> Aim of the exercise:
Only the lines from the top of the listing below to the line that has "W, H = 522, 425" should be echoed, with both ends kept and pictures left out.
--- Start ---
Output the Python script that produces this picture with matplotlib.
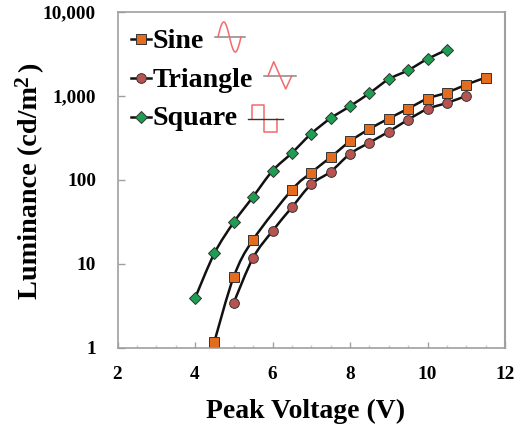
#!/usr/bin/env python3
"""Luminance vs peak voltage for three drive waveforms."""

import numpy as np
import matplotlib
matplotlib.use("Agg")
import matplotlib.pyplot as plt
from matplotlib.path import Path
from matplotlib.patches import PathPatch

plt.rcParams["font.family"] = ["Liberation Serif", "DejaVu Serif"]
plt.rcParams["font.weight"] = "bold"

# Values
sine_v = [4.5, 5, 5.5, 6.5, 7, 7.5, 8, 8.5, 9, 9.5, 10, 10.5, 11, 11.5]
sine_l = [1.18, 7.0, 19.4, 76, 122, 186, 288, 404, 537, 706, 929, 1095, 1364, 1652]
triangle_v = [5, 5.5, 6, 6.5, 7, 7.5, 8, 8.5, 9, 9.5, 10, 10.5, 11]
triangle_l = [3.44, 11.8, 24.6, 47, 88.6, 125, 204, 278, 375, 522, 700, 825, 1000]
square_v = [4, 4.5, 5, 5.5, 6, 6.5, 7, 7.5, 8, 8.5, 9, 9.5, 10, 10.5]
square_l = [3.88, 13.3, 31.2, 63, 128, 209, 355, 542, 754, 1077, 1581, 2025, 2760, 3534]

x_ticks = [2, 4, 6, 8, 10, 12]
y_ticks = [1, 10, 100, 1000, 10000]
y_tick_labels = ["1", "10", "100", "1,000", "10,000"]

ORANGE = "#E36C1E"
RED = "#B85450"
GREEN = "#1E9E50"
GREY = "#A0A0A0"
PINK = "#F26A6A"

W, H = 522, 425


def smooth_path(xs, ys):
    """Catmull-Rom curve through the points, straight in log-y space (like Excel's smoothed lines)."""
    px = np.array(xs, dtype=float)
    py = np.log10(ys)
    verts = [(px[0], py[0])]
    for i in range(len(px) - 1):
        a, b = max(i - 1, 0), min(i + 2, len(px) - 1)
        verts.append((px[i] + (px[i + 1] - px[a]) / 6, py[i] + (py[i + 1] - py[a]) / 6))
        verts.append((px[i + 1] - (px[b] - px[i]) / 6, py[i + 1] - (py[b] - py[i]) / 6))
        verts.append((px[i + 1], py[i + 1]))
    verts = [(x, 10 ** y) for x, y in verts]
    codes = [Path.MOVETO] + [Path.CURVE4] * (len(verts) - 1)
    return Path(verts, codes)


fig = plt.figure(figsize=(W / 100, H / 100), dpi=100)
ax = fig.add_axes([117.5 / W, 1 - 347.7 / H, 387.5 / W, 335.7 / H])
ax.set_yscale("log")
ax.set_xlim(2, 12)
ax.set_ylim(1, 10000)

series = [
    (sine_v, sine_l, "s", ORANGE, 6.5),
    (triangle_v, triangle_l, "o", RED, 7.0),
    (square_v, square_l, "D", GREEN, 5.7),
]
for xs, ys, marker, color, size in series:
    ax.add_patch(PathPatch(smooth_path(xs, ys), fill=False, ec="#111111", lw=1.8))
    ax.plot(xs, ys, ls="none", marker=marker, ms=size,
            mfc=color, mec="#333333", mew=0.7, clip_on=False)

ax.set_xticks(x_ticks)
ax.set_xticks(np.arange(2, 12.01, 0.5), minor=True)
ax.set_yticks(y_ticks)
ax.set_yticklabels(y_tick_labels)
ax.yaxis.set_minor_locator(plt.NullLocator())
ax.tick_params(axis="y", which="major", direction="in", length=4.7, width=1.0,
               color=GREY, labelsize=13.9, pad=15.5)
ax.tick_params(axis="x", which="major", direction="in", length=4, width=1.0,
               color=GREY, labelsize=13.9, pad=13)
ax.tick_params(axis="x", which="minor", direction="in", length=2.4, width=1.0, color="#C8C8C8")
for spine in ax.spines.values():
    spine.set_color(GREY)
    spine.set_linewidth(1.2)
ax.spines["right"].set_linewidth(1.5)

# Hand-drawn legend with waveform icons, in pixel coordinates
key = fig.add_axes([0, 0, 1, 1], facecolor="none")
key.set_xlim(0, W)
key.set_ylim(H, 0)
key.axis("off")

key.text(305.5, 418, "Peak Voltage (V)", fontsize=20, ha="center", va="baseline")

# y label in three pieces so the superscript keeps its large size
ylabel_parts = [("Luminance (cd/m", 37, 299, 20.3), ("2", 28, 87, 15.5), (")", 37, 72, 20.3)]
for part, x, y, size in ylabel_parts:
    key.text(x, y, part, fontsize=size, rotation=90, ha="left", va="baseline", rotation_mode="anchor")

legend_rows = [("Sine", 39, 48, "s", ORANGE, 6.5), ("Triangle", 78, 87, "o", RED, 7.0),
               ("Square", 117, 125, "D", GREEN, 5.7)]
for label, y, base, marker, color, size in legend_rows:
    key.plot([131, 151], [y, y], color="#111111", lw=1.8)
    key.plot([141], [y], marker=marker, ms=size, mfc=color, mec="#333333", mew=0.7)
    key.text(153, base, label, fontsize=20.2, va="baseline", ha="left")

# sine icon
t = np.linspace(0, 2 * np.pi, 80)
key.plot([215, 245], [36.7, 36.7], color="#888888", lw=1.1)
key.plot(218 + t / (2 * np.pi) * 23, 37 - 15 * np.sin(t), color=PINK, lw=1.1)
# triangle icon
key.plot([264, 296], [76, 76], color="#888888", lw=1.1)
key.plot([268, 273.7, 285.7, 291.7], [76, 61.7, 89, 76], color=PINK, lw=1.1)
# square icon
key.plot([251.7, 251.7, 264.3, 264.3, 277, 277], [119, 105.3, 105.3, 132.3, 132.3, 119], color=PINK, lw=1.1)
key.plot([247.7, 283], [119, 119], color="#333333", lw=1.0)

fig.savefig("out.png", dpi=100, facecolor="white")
--- End ---
> Response:
Output the Python script that produces this picture with matplotlib.
#!/usr/bin/env python3
"""Luminance vs peak voltage for three drive waveforms."""

import numpy as np
import matplotlib
matplotlib.use("Agg")
import matplotlib.pyplot as plt
from matplotlib.path import Path
from matplotlib.patches import PathPatch

plt.rcParams["font.family"] = ["Liberation Serif", "DejaVu Serif"]
plt.rcParams["font.weight"] = "bold"

# Values
sine_v = [4.5, 5, 5.5, 6.5, 7, 7.5, 8, 8.5, 9, 9.5, 10, 10.5, 11, 11.5]
sine_l = [1.18, 7.0, 19.4, 76, 122, 186, 288, 404, 537, 706, 929, 1095, 1364, 1652]
triangle_v = [5, 5.5, 6, 6.5, 7, 7.5, 8, 8.5, 9, 9.5, 10, 10.5, 11]
triangle_l = [3.44, 11.8, 24.6, 47, 88.6, 125, 204, 278, 375, 522, 700, 825, 1000]
square_v = [4, 4.5, 5, 5.5, 6, 6.5, 7, 7.5, 8, 8.5, 9, 9.5, 10, 10.5]
square_l = [3.88, 13.3, 31.2, 63, 128, 209, 355, 542, 754, 1077, 1581, 2025, 2760, 3534]

x_ticks = [2, 4, 6, 8, 10, 12]
y_ticks = [1, 10, 100, 1000, 10000]
y_tick_labels = ["1", "10", "100", "1,000", "10,000"]

ORANGE = "#E36C1E"
RED = "#B85450"
GREEN = "#1E9E50"
GREY = "#A0A0A0"
PINK = "#F26A6A"

W, H = 522, 425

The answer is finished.